As finance minister Arun Jaitley said in his 2016-17 budget speech, “A social security platform will be developed using Aadhaar to accurately target beneficiaries.” The platform is an advanced version of the direct benefit transfer (DBT) platform. The plan is to create a master database of all Indians, including beneficiaries, through linking Aadhaar, national population register and socio-economic caste census and directly transfer subsidy or benefit in their bank accounts.
However, critics argue that it is only the government which stands to benefit from the cash transfers, as it would help in pruning subsidy (see Jean Dreze’s interview in the following pages) – and it may not be good news for the country’s poor. As inflation fluctuation is a reality, replacing public provisioning of goods and services with cash transfer can further marginalise the poor. There is a fear of “unfair exclusion and unjustified inclusion” in cash transfer system.
In Chandigarh, where subsidised ration has been replaced with cash transfer, Governance Now came across many families who could not buy the same quality and quantity of ration with the money transferred in their bank accounts. There were also beneficiaries under the food security law who are yet to receive any cash subsidy. In Puducherry, many beneficiaries were unaware in which account they have received cash transfer (read ground reports in the subsequent pages).
It will be disastrous if the government chooses to replace public education and health services with cash transfer. The cashless health insurance scheme, Rashtriya Swathya Beema Yojana (RSBY), is one such example where the government nudges citizens to use private services, instead of strengthening public services. Brazil, one of the pioneers in using cash transfer, tripled its public spending as the share of GDP on health and education, while it introduced Bolsa Familia, an antipoverty conditional cash transfer programme, says Jayati Ghosh, a renowned economist. It rather made a precondition for people to ensure better attendance in school and use primary health care to be able to qualify for cash transfer. The Latin American countries didn’t substitute public provisioning of goods and services with cash transfer but rather complemented it, says Ghosh.
In celebrated work ‘Poor Economics’, economists Abhijit Banerjee and Esther Duflo say, “In Mexico, social welfare payments come with free nutritional supplements for the family.” The authors, based on their study of Asian and African countries, argue that there is need to shift the focus from calorie-based food intake – which could be either ensured by cash transfer or giving ration – to nutrition-based food security programme. They don’t say one is preferable over the other.
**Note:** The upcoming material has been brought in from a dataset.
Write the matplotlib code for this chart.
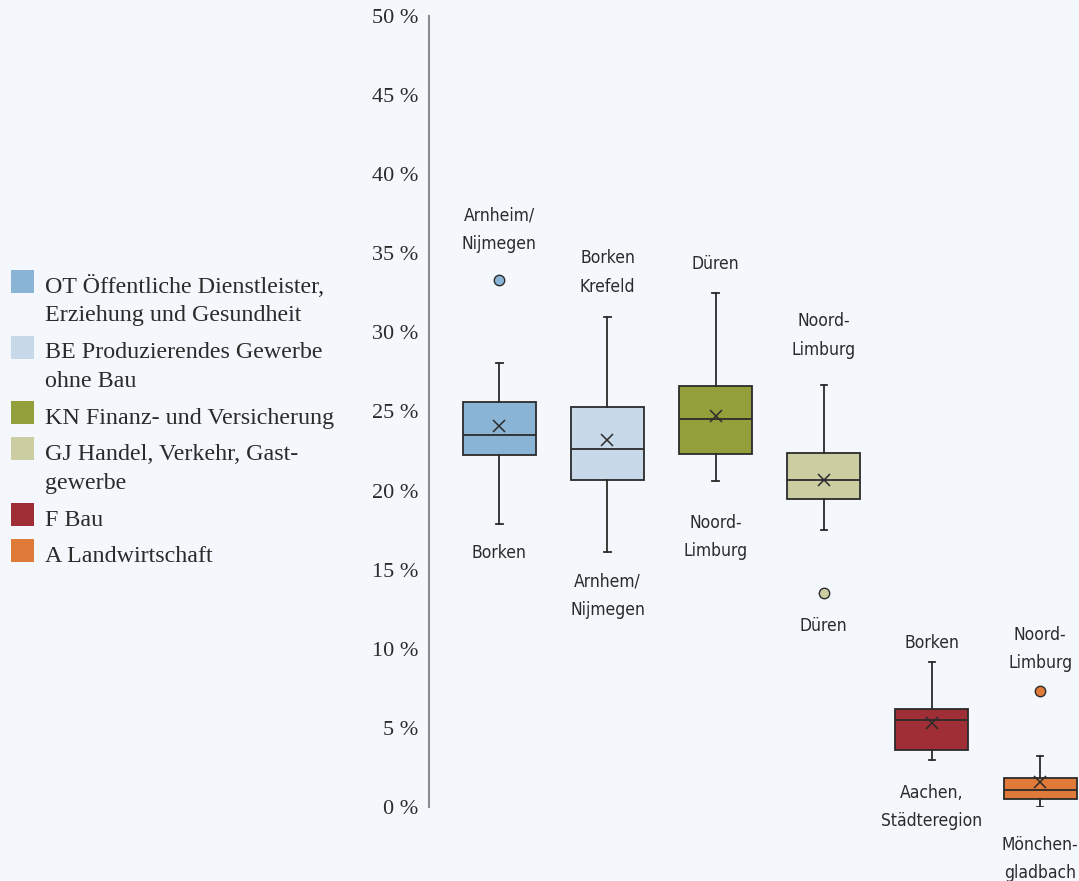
import matplotlib
matplotlib.use("Agg")
import matplotlib.pyplot as plt
from matplotlib import font_manager
from matplotlib.patches import Rectangle

# Sector legend labels and colours
categories = [
    "OT Öffentliche Dienstleister,\nErziehung und Gesundheit",
    "BE Produzierendes Gewerbe\nohne Bau",
    "KN Finanz- und Versicherung",
    "GJ Handel, Verkehr, Gast-\ngewerbe",
    "F Bau",
    "A Landwirtschaft",
]
colors = ["#8ab4d6", "#c8d9ea", "#939f3b", "#cccda0", "#a02e36", "#e07a38"]

# Box statistics (share in %)
whisker_low = [17.9, 16.1, 20.6, 17.5, 3.0, 0.0]
q1 = [22.25, 20.7, 22.3, 19.45, 3.6, 0.5]
median = [23.5, 22.6, 24.5, 20.7, 5.5, 1.05]
mean = [24.1, 23.2, 24.7, 20.65, 5.3, 1.55]
q3 = [25.6, 25.3, 26.6, 22.4, 6.2, 1.85]
whisker_high = [28.05, 30.95, 32.5, 26.7, 9.15, 3.2]
outliers = [[33.3], [], [], [13.5], [], [7.35]]

# Regions marking the upper and lower extremes
top_regions = ["Arnheim/\nNijmegen", "Borken\nKrefeld", "Düren",
               "Noord-\nLimburg", "Borken", "Noord-\nLimburg"]
bottom_regions = ["Borken", "Arnhem/\nNijmegen", "Noord-\nLimburg",
                  "Düren", "Aachen,\nStädteregion", "Mönchen-\ngladbach"]

yticks = [0, 5, 10, 15, 20, 25, 30, 35, 40, 45, 50]
ytick_labels = [f"{v} %" for v in yticks]


def narrow_sans():
    """Pick a condensed sans-serif face if one is installed."""
    prefs = ["LiberationSansNarrow-Regular", "DejaVuSansCondensed.",
             "RobotoCondensed-Regular", "NotoSans-Condensed.",
             "OpenSans_Condensed-Regular", "OpenSansCondensed",
             "NotoSans-CondensedMedium", "Roboto-Condensed"]
    files = [f.fname for f in font_manager.fontManager.ttflist]
    for p in prefs:
        for fn in files:
            if p.lower() in fn.lower():
                return font_manager.FontProperties(fname=fn), True
    for fn in files:
        low = fn.lower()
        if ("condensed" in low or "narrow" in low) and "sans" in low \
                and "bold" not in low and "italic" not in low \
                and "mono" not in low and "serif" not in low \
                and "semi" not in low and "extra" not in low:
            return font_manager.FontProperties(fname=fn), True
    return font_manager.FontProperties(family="Roboto"), False


BG = "#f4f7fc"
EDGE = "#2b2b2b"
W, H = 1079, 881

fig = plt.figure(figsize=(W / 100, H / 100), dpi=100, facecolor=BG)
ax = fig.add_axes([429 / W, 1 - 807 / H, 1 - 429 / W, (807 - 16) / H])
ax.set_facecolor(BG)

stats = []
for i in range(len(categories)):
    stats.append(dict(whislo=whisker_low[i], q1=q1[i], med=median[i],
                      q3=q3[i], whishi=whisker_high[i], mean=mean[i],
                      fliers=outliers[i]))

positions = list(range(len(categories)))
bp = ax.bxp(stats, positions=positions, widths=0.675, patch_artist=True,
            showmeans=True, capwidths=0.06,
            boxprops=dict(edgecolor=EDGE, linewidth=1.3),
            medianprops=dict(color=EDGE, linewidth=1.3),
            whiskerprops=dict(color=EDGE, linewidth=1.3),
            capprops=dict(color=EDGE, linewidth=1.3),
            meanprops=dict(marker="x", markeredgecolor=EDGE,
                           markersize=8, markeredgewidth=1.1))
for box, c in zip(bp["boxes"], colors):
    box.set_facecolor(c)
for fl, c in zip(bp["fliers"], colors):
    fl.set(marker="o", markerfacecolor=c, markeredgecolor=EDGE,
           markersize=7.5, markeredgewidth=1.0)

ax.set_xlim(-0.65, 5.36)
ax.set_ylim(0, 50)
ax.set_yticks(yticks)
ax.set_yticklabels(ytick_labels, family="Liberation Serif", fontsize=16,
                   color="#2b2b2b")
ax.tick_params(axis="y", length=0, pad=8)
ax.set_xticks([])
for side in ("top", "right", "bottom"):
    ax.spines[side].set_visible(False)
ax.spines["left"].set_color("#8a8a8a")
ax.spines["left"].set_linewidth(1.5)

# Region names above and below each box
fp, is_narrow = narrow_sans()
fp = fp.copy()
fp.set_size(12.5 if is_narrow else 11.5)
label_font = dict(fontproperties=fp, color="#2b2b2b", ha="center",
                  va="center", linespacing=1.75)
top_offsets = [50.7, 44.8, 28.7, 49.3, 19.0, 41.7]
bottom_offsets = [28.7, 43.5, 55.9, 33.0, 47.7, 52.0]
for i in positions:
    top_val = max([whisker_high[i]] + outliers[i])
    low_val = min([whisker_low[i]] + outliers[i])
    ax.annotate(top_regions[i], xy=(i, top_val),
                xytext=(0, top_offsets[i]), textcoords="offset pixels",
                annotation_clip=False, **label_font)
    ax.annotate(bottom_regions[i], xy=(i, low_val),
                xytext=(0, -bottom_offsets[i]), textcoords="offset pixels",
                annotation_clip=False, **label_font)

# Legend on the left
baseline = 293
for label, c in zip(categories, colors):
    lines = label.split("\n")
    fig.add_artist(Rectangle((11 / W, 1 - baseline / H), 23 / W, 23 / H,
                             transform=fig.transFigure, facecolor=c,
                             edgecolor="none"))
    for k, line in enumerate(lines):
        fig.text(45 / W, 1 - (baseline + 28.5 * k) / H, line,
                 family="Liberation Serif", fontsize=17.3, color="#2b2b2b",
                 va="baseline", ha="left")
    baseline += 36 + 29.5 * (len(lines) - 1)

fig.savefig("out.png", dpi=100, facecolor=BG)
Then there are concerns over privacy and data protection. According to the justice AP Shah committee, which submitted its report in 2012, a legal framework on privacy is a prerequisite to creating large biometric, digital identity programmes, including Aadhaar and NATGRID. Countries running cash transfer already have some form of legal framework to deal with the right to privacy violations.
Jaitley sees the Aadhaar bill as “a transformative piece of legislation which will benefit the poor and the vulnerable”. Notwithstanding the controversial manner in which it is being passed, let’s keep our fingers crossed.